Transcribe the whole listing below without changing a word, but leave out every image.

--- START ---

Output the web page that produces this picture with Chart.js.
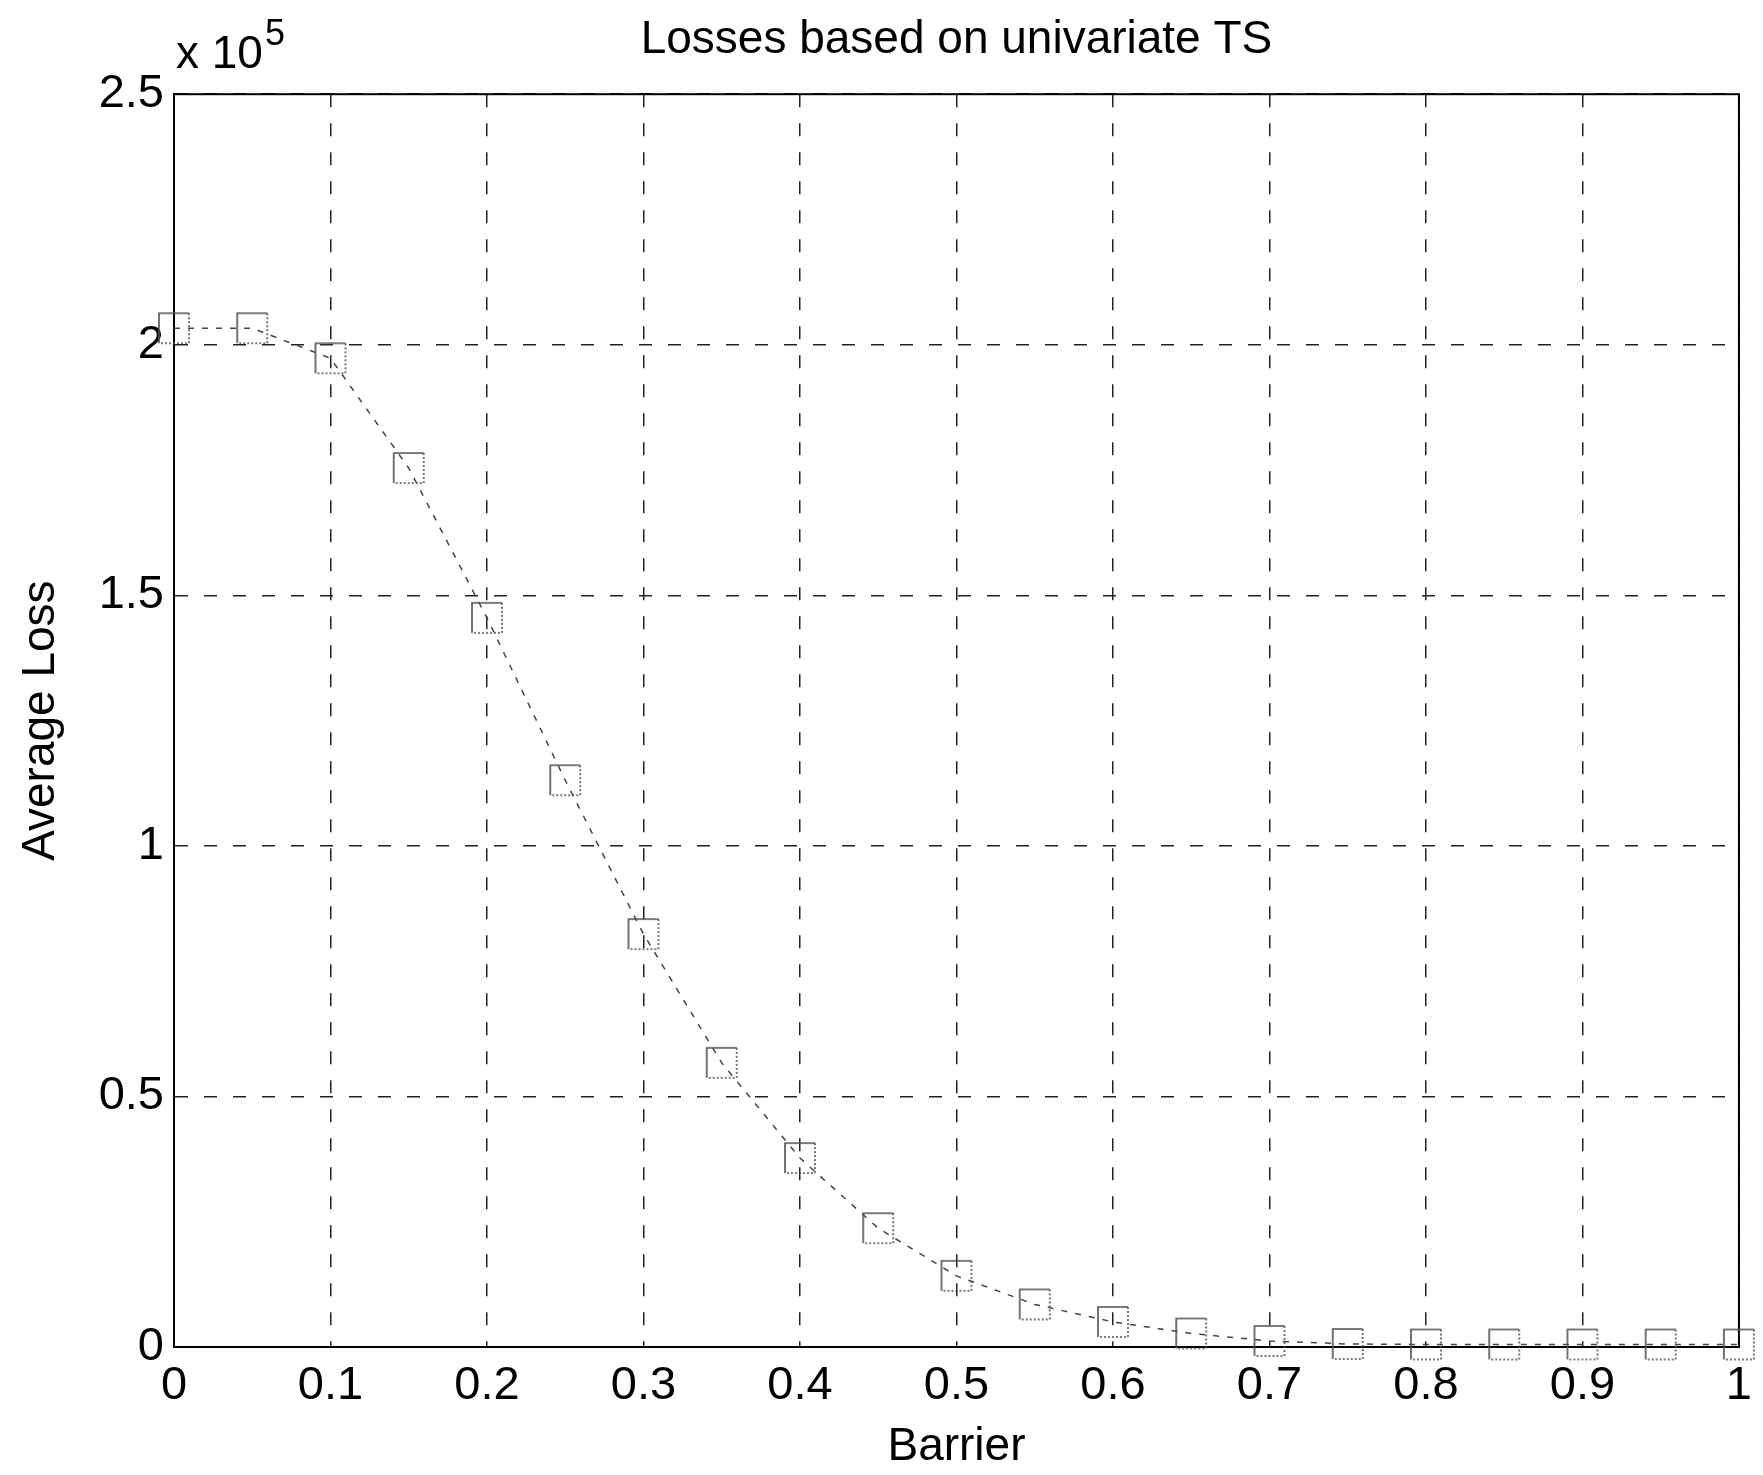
<!DOCTYPE html>
<html>
<head>
<meta charset="utf-8">
<title>Losses based on univariate TS</title>
<script src="https://cdn.jsdelivr.net/npm/chart.js@4.4.1/dist/chart.umd.min.js"></script>
<style>
  html, body { margin: 0; padding: 0; background: #ffffff; }
  #wrap { width: 1763px; height: 1475px; position: relative; }
</style>
</head>
<body>
<div id="wrap"><canvas id="chart" width="1763" height="1475"></canvas></div>
<script>
// Barrier levels and the average loss observed at each level
const barrier = [0, 0.05, 0.1, 0.15, 0.2, 0.25, 0.3, 0.35, 0.4, 0.45, 0.5,
                 0.55, 0.6, 0.65, 0.7, 0.75, 0.8, 0.85, 0.9, 0.95, 1];
const averageLoss = [203300, 203300, 197300, 175400, 145500, 113100, 82400,
                     56700, 37700, 23700, 14200, 8500, 5000, 2700, 1200,
                     600, 500, 500, 500, 500, 500];

// Axis tick labels (y values shown in units of 10^5)
const xTickLabels = ['0', '0.1', '0.2', '0.3', '0.4', '0.5', '0.6', '0.7', '0.8', '0.9', '1'];
const yTickLabels = ['0', '0.5', '1', '1.5', '2', '2.5'];

const FONT = "'Liberation Sans', Arial, Helvetica, sans-serif";

// Square marker: solid top/left edges, dotted right/bottom edges
function squareMarker(side) {
  const pad = 2;
  const c = document.createElement('canvas');
  c.width = side + pad * 2;
  c.height = side + pad * 2;
  const g = c.getContext('2d');
  g.strokeStyle = '#505050';
  g.lineWidth = 1.6;
  const a = pad, b = pad + side;
  g.beginPath();
  g.moveTo(a, b); g.lineTo(a, a); g.lineTo(b, a);
  g.stroke();
  g.setLineDash([2, 2]);
  g.beginPath();
  g.moveTo(b, a); g.lineTo(b, b); g.lineTo(a, b);
  g.stroke();
  return c;
}

// Box around the plot area plus the "x 10^5" multiplier above the y axis
const framePlugin = {
  id: 'frameAndExponent',
  beforeDatasetsDraw(chart) {
    const { ctx, chartArea: ca } = chart;
    ctx.save();
    ctx.strokeStyle = '#000000';
    ctx.lineWidth = 2;
    ctx.setLineDash([]);
    ctx.strokeRect(ca.left, ca.top, ca.right - ca.left, ca.bottom - ca.top);
    ctx.restore();
  },
  afterDraw(chart) {
    const { ctx, chartArea: ca } = chart;
    ctx.save();
    ctx.fillStyle = '#000000';
    ctx.textBaseline = 'alphabetic';
    ctx.textAlign = 'left';
    ctx.font = '46px ' + FONT;
    const base = 'x 10';
    const x0 = ca.left + 2;
    ctx.fillText(base, x0, ca.top - 26);
    const w = ctx.measureText(base).width;
    ctx.font = '36px ' + FONT;
    ctx.fillText('5', x0 + w + 2, ca.top - 49);
    ctx.restore();
  }
};

const points = barrier.map((b, i) => ({ x: b, y: averageLoss[i] }));

new Chart(document.getElementById('chart'), {
  type: 'line',
  data: {
    datasets: [{
      label: 'Average Loss',
      data: points,
      borderColor: '#444444',
      borderWidth: 1.5,
      borderDash: [6, 8],
      tension: 0,
      fill: false,
      pointStyle: squareMarker(30),
      pointRadius: 15,
      pointHoverRadius: 15,
      clip: false
    }]
  },
  options: {
    responsive: false,
    devicePixelRatio: 1,
    animation: false,
    events: [],
    layout: { padding: { left: 0, top: 0, right: 17, bottom: 0 } },
    plugins: {
      legend: { display: false },
      tooltip: { enabled: false },
      title: {
        display: true,
        fullSize: false,
        text: 'Losses based on univariate TS',
        color: '#000000',
        font: { family: FONT, size: 46, weight: 'normal', lineHeight: 1.2 },
        padding: { top: 13, bottom: 26 }
      }
    },
    scales: {
      x: {
        type: 'linear',
        position: 'bottom',
        min: 0,
        max: 1,
        afterFit(scale) { scale.height = 128; },
        afterBuildTicks(scale) {
          scale.ticks = xTickLabels.map((_, i) => ({ value: i / 10 }));
        },
        ticks: {
          color: '#000000',
          padding: 11,
          maxRotation: 0,
          autoSkip: false,
          font: { family: FONT, size: 47, lineHeight: 1.2 },
          callback: (v, i) => xTickLabels[i]
        },
        grid: { color: '#222222', lineWidth: 1.5, drawTicks: false },
        border: { display: true, color: '#000000', width: 2, dash: [13, 16] },
        title: {
          display: true,
          text: 'Barrier',
          color: '#000000',
          font: { family: FONT, size: 46, lineHeight: 1.2 },
          padding: { top: 0, bottom: 0 }
        }
      },
      y: {
        type: 'linear',
        position: 'left',
        min: 0,
        max: 250000,
        afterFit(scale) { scale.width = 174; },
        afterBuildTicks(scale) {
          scale.ticks = yTickLabels.map((_, i) => ({ value: i * 50000 }));
        },
        ticks: {
          color: '#000000',
          padding: 10,
          autoSkip: false,
          font: { family: FONT, size: 47, lineHeight: 1.2 },
          callback: (v, i) => yTickLabels[i]
        },
        grid: { color: '#222222', lineWidth: 1.5, drawTicks: false },
        border: { display: true, color: '#000000', width: 2, dash: [13, 16] },
        title: {
          display: true,
          text: 'Average Loss',
          color: '#000000',
          font: { family: FONT, size: 46, lineHeight: 1.2 },
          padding: { top: 14, bottom: 0 }
        }
      }
    }
  },
  plugins: [framePlugin]
});
</script>
</body>
</html>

--- END ---

EXERCISE RESPONSE ->
Output the web page that produces this picture with Chart.js.
<!DOCTYPE html>
<html>
<head>
<meta charset="utf-8">
<title>Losses based on univariate TS</title>
<script src="https://cdn.jsdelivr.net/npm/chart.js@4.4.1/dist/chart.umd.min.js"></script>
<style>
  html, body { margin: 0; padding: 0; background: #ffffff; }
  #wrap { width: 1763px; height: 1475px; position: relative; }
</style>
</head>
<body>
<div id="wrap"><canvas id="chart" width="1763" height="1475"></canvas></div>
<script>
// Barrier levels and the average loss observed at each level
const barrier = [0, 0.05, 0.1, 0.15, 0.2, 0.25, 0.3, 0.35, 0.4, 0.45, 0.5,
                 0.55, 0.6, 0.65, 0.7, 0.75, 0.8, 0.85, 0.9, 0.95, 1];
const averageLoss = [203300, 203300, 197300, 175400, 145500, 113100, 82400,
                     56700, 37700, 23700, 14200, 8500, 5000, 2700, 1200,
                     600, 500, 500, 500, 500, 500];

// Axis tick labels (y values shown in units of 10^5)
const xTickLabels = ['0', '0.1', '0.2', '0.3', '0.4', '0.5', '0.6', '0.7', '0.8', '0.9', '1'];
const yTickLabels = ['0', '0.5', '1', '1.5', '2', '2.5'];

const FONT = "'Liberation Sans', Arial, Helvetica, sans-serif";

// Square marker: solid top/left edges, dotted right/bottom edges
function squareMarker(side) {
  const pad = 2;
  const c = document.createElement('canvas');
  c.width = side + pad * 2;
  c.height = side + pad * 2;
  const g = c.getContext('2d');
  g.strokeStyle = '#505050';
  g.lineWidth = 1.6;
  const a = pad, b = pad + side;
  g.beginPath();
  g.moveTo(a, b); g.lineTo(a, a); g.lineTo(b, a);
  g.stroke();
  g.setLineDash([2, 2]);
  g.beginPath();
  g.moveTo(b, a); g.lineTo(b, b); g.lineTo(a, b);
  g.stroke();
  return c;
}

// Box around the plot area plus the "x 10^5" multiplier above the y axis
const framePlugin = {
  id: 'frameAndExponent',
  beforeDatasetsDraw(chart) {
    const { ctx, chartArea: ca } = chart;
    ctx.save();
    ctx.strokeStyle = '#000000';
    ctx.lineWidth = 2;
    ctx.setLineDash([]);
    ctx.strokeRect(ca.left, ca.top, ca.right - ca.left, ca.bottom - ca.top);
    ctx.restore();
  },
  afterDraw(chart) {
    const { ctx, chartArea: ca } = chart;
    ctx.save();
    ctx.fillStyle = '#000000';
    ctx.textBaseline = 'alphabetic';
    ctx.textAlign = 'left';
    ctx.font = '46px ' + FONT;
    const base = 'x 10';
    const x0 = ca.left + 2;
    ctx.fillText(base, x0, ca.top - 26);
    const w = ctx.measureText(base).width;
    ctx.font = '36px ' + FONT;
    ctx.fillText('5', x0 + w + 2, ca.top - 49);
    ctx.restore();
  }
};

const points = barrier.map((b, i) => ({ x: b, y: averageLoss[i] }));

new Chart(document.getElementById('chart'), {
  type: 'line',
  data: {
    datasets: [{
      label: 'Average Loss',
      data: points,
      borderColor: '#444444',
      borderWidth: 1.5,
      borderDash: [6, 8],
      tension: 0,
      fill: false,
      pointStyle: squareMarker(30),
      pointRadius: 15,
      pointHoverRadius: 15,
      clip: false
    }]
  },
  options: {
    responsive: false,
    devicePixelRatio: 1,
    animation: false,
    events: [],
    layout: { padding: { left: 0, top: 0, right: 17, bottom: 0 } },
    plugins: {
      legend: { display: false },
      tooltip: { enabled: false },
      title: {
        display: true,
        fullSize: false,
        text: 'Losses based on univariate TS',
        color: '#000000',
        font: { family: FONT, size: 46, weight: 'normal', lineHeight: 1.2 },
        padding: { top: 13, bottom: 26 }
      }
    },
    scales: {
      x: {
        type: 'linear',
        position: 'bottom',
        min: 0,
        max: 1,
        afterFit(scale) { scale.height = 128; },
        afterBuildTicks(scale) {
          scale.ticks = xTickLabels.map((_, i) => ({ value: i / 10 }));
        },
        ticks: {
          color: '#000000',
          padding: 11,
          maxRotation: 0,
          autoSkip: false,
          font: { family: FONT, size: 47, lineHeight: 1.2 },
          callback: (v, i) => xTickLabels[i]
        },
        grid: { color: '#222222', lineWidth: 1.5, drawTicks: false },
        border: { display: true, color: '#000000', width: 2, dash: [13, 16] },
        title: {
          display: true,
          text: 'Barrier',
          color: '#000000',
          font: { family: FONT, size: 46, lineHeight: 1.2 },
          padding: { top: 0, bottom: 0 }
        }
      },
      y: {
        type: 'linear',
        position: 'left',
        min: 0,
        max: 250000,
        afterFit(scale) { scale.width = 174; },
        afterBuildTicks(scale) {
          scale.ticks = yTickLabels.map((_, i) => ({ value: i * 50000 }));
        },
        ticks: {
          color: '#000000',
          padding: 10,
          autoSkip: false,
          font: { family: FONT, size: 47, lineHeight: 1.2 },
          callback: (v, i) => yTickLabels[i]
        },
        grid: { color: '#222222', lineWidth: 1.5, drawTicks: false },
        border: { display: true, color: '#000000', width: 2, dash: [13, 16] },
        title: {
          display: true,
          text: 'Average Loss',
          color: '#000000',
          font: { family: FONT, size: 46, lineHeight: 1.2 },
          padding: { top: 14, bottom: 0 }
        }
      }
    }
  },
  plugins: [framePlugin]
});
</script>
</body>
</html>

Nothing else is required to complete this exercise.